Corriere della Sera, 7 gennaio 2016
Ora tutti contro Henriette Reker, sindaco di Colonia
Quando lo scorso 17 ottobre le agenzie hanno battuto la notizia dell’attacco di un neonazista alla candidata a sindaco di Colonia, pochi nel resto della Germania avevano già sentito il nome di Henriette Reker.
Il giorno dopo, in ospedale con una ferita alla trachea causata da una lama di trenta centimetri, la leader indipendente di un’inedita alleanza anti-socialdemocratica formata da conservatori, verdi e liberali ha saputo di aver vinto al primo turno con oltre il 52% dei voti. Oggi nella Germania sotto choc per l’aggressione di massa nel cuore della tollerante Colonia, Reker è «l’altra donna» chiamata con la cancelliera Angela Merkel a gestire un evento che cambia il discorso pubblico sull’immigrazione. In pochi mesi l’ex consigliera municipale incaricata dell’accoglienza che ha dedicato la vita al sogno di una società unita nella differenza ha visto vacillare le sue certezze. Un gioco di specchi con il Paese dei cori e delle lacrime in stazione, quella nuova Germania che dopo le parole della Merkel – «Possiamo farcela» – aveva creduto in una nuova era e adesso si risveglia disorientata di fronte a un modello di integrazione che cede, a una convivenza diventata improvvisamente distante. Dove Henriette non è la sola ad aver ricevuto aggressioni fisiche e minacce di morte dall’estrema destra per essersi schierata con i rifugiati: è accaduto ai sindaci di Magdeburgo, Dresda, Reutlingen (dove Ralph Schönenborn è arrivato a dimettersi).

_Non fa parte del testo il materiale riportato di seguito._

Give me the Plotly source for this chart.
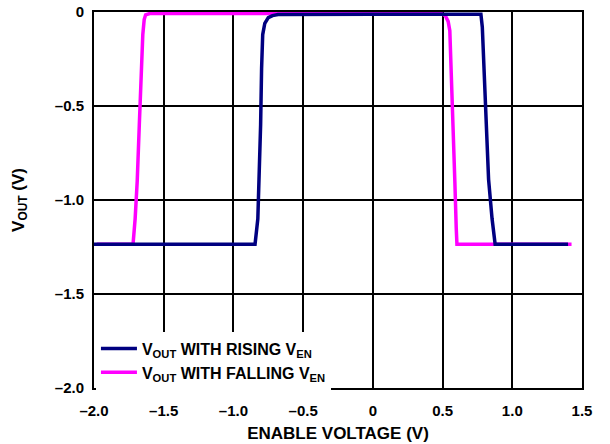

Avvocato, 59 anni, Reker si è spesso trovata in posizioni scomode. Ha ridimensionato le aspettative della comunità gay per il noto Carnevale perché «questa città rischia di sprofondare nelle feste e perdere di vista la cultura». Convinta sostenitrice della politica di apertura ai profughi che ha messo Merkel contro mezza Europa, ha parato con decisione le critiche sferrate alla sua amministrazione «solidale» dall’arcivescovo di Colonia Rainer Maria Woelki: «Diversamente da lui, io devo garantire un tetto a questa gente».
Era stata una delle sue promesse elettorali, migliorare le condizioni di vita dei richiedenti asilo. Quelli che dopo l’assalto di Capodanno ha cercato ancora di mettere al riparo: «Non abbiamo alcuna indicazione che tra i colpevoli vi siano profughi attualmente ospitati nei centri della città». Parole pronunciate nella stessa conferenza stampa nella quale ha consigliato d’istinto alle ragazze di «tenersi a debita distanza» dagli sconosciuti. Per la precisione, alla distanza «di un braccio», come suona l’espressione idiomatica in tedesco. La valanga di contestazioni non si è fatta attendere, con l’ironia social su quel braccio usato come un righello per delimitare il nuovo spazio della sicurezza personale che trasforma lo straniero in potenziale nemico. E soprattutto con il rifiuto di cedere alla paura accettando di rivedere i propri codici, oltre che all’eterna tentazione di colpevolizzare la donna per la violenza dell’uomo – «sono state fraintesa», si difende lei.
Uno schema simile aveva adottato anche il suo aggressore, 44enne disoccupato con una militanza neonazista alle spalle che in ottobre aveva motivato così l’assalto a colpi di coltello tra gli ombrelloni e i palloncini arancio-Cdu nel quartiere di Braunsfeld: «Reker e Merkel ci inondano di rifugiati».